10 de novembro de 2004

ainda a palestina....

imaginem-se viver num país onde os vossos carros têm uma matrícula de cor diferente da dos 'outros', para que sejam mais facilmente identificados (não vejo outra razão...)
imaginem-se viver num ghetto cercado de arame farpado onde, para sair e para entrar, têm que passar pelo exército ocupante
imaginem olhar para a encosta em frente da janela da vossa casa e verem, em cima dos prédios em frente, ninhos de metrelhadoras, exército e binóculos apontados a vós.
imaginem que não podem vir das compras sem terem que mostrar o que compraram
imaginem comprarem um pão grande e o exérito espetar os pães com facas para saber se levam alguma coisa lá dentro.
imaginem crescer assim
imaginem imaginar que a vossa vida, o vosso futuro, vai ser aquilo e mais daquilo.

conheci um palestiano em jerusalém ao qual pedi para me levar a conhecer um campo de refugiados.
disse-me que não. nem pensar. és louco, disse.
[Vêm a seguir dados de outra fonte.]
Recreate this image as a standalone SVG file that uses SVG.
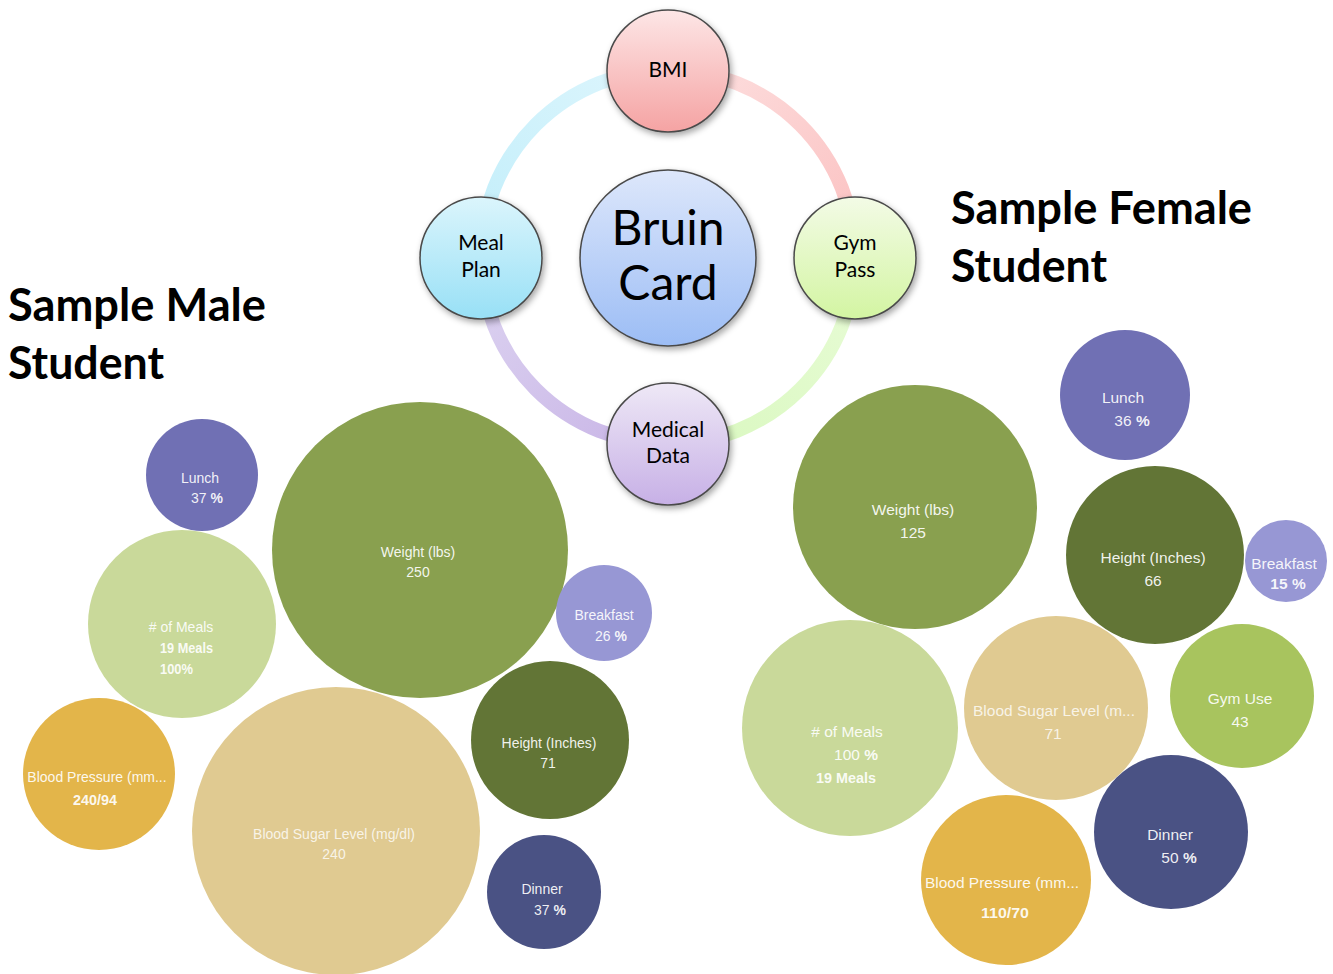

os palestinianos iriam desconfiar de mim;
o exercito israelita iria achar menos piada ainda.
perante a sua absoluta recusa perguntei-lhe como o deveria fazer, porque o iria fazer.

deu-me poucos conselhos: não levar óculos escuros, uma t-shirt sem nada escrito, nada de máquinas fotográficas; não parar para ver os 'monumentos'; reponder aos cumprimentos. andar sempre com a cara levantada q.b.
aconselhou-me um roteiro que pudesse ajudar para desculpa da estadia por ali.

o campo de refugiados fica no monte das oliveiras. em frente ao local onde teóricamente foi a última ceia. e da célebre 'piscina de david', o rei.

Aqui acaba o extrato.